A collection of poetry featuring locations ranging from Rwanda to St. Petersburg to Mexico and a vision that stretches across the boundaries of the human experience.

From Publishers Weekly

Selected for the National Poetry series by John Haines, this volume includes family history and poems about childhood as well as work informed by Romtvedt’s ( Moon ) adult experiences: his opposition to the draft during the Vietnam War, his work in the Peace Corps in Africa and his protest against the Trident nuclear submarine base on Puget Sound. Happily, the poems are free of polemics. Rather, they demonstrate Romtvedt’s sympathy for the spectrum of humanity, from the nameless victims of Guatemalan terrorism to Soviet poet Osip Mandelstam, who died in Stalin’s Gulag. One of the most compelling poems describes how the poet’s grandmother and her sisters were forced as children to stand in a row in their living room while their father aimed a rifle at them.

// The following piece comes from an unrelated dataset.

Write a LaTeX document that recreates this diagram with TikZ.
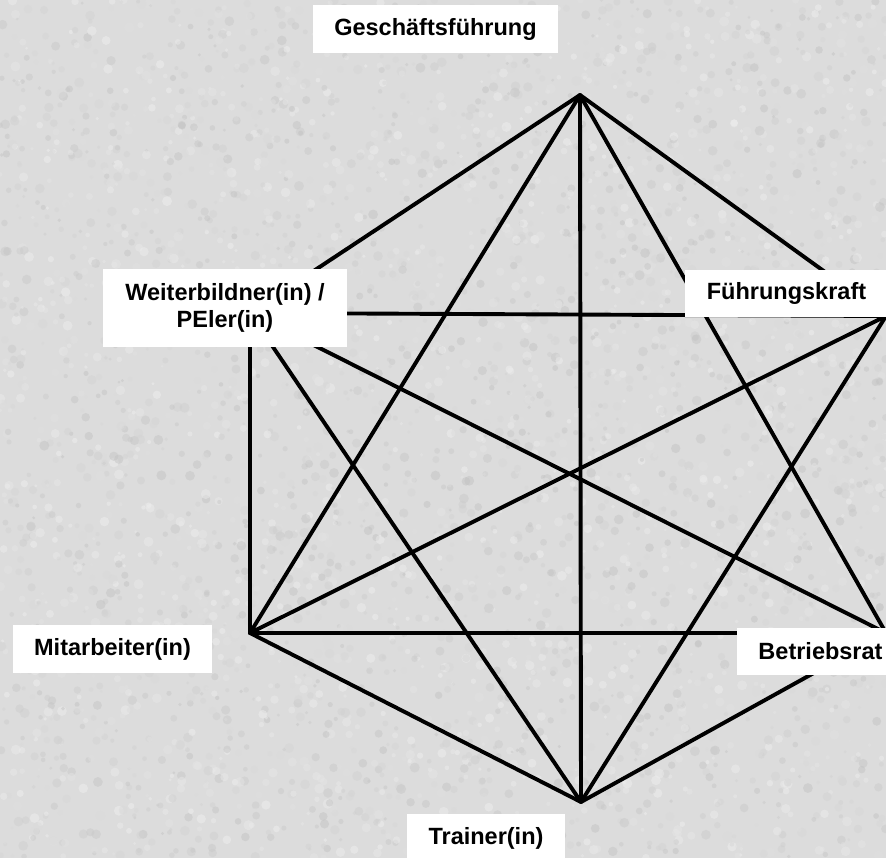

The poem ends with the haunting refrain, “It was winter and we skated, the ice so clear it was blue.” Technically, the volume is eclectic. The opening poem is written in a deadpan and prosaic voice, but the title poem, with its dreamy image of a flower floating in darkness, is surreal. Although the language is well chosen and seems musically correct throughout, the numerous shifts of voice and sensibility are troubling.
Copyright 1992 Reed Business Information, Inc.

From Library Journal

“When I was a boy the neighbor/ across the street built a bomb shelter.” Romtvedt’s work is at once personal and political, an awkward mix for most poets, but he manages to come down on issues and still keep himself and his experiences at the center of the poem. Besides the bomb, he addresses such contemporary topics as a “peace blockade,” a nuclear accident in the Ukraine, and a Trident submarine jockeying for position in the Straits of Juan de Fuca near Bangor, Washington: “The air is the same air/ I breathed in Paradise/ and Buchenwald.” Romtvedt travels from Hiroshima to Guatemala, from Zaire and Rwanda to Arkansas, collecting people and their stories. He is Everyman (and woman): His poems make it easy to recognize our common stake in world affairs. Highly recommended for anyone who reads poetry seriously.
– Louis McKee, Painted Bride Arts Ctr., Philadelphia
Copyright 1992 Reed Business Information, Inc.

About the Author

David Romtvedt is professor emeritus of creative writing at the University of Wyoming. The author of more than a dozen books, he has also served as the Poet Laureate of Wyoming and, with the bands Ospa and The Fireants, plays the button accordion.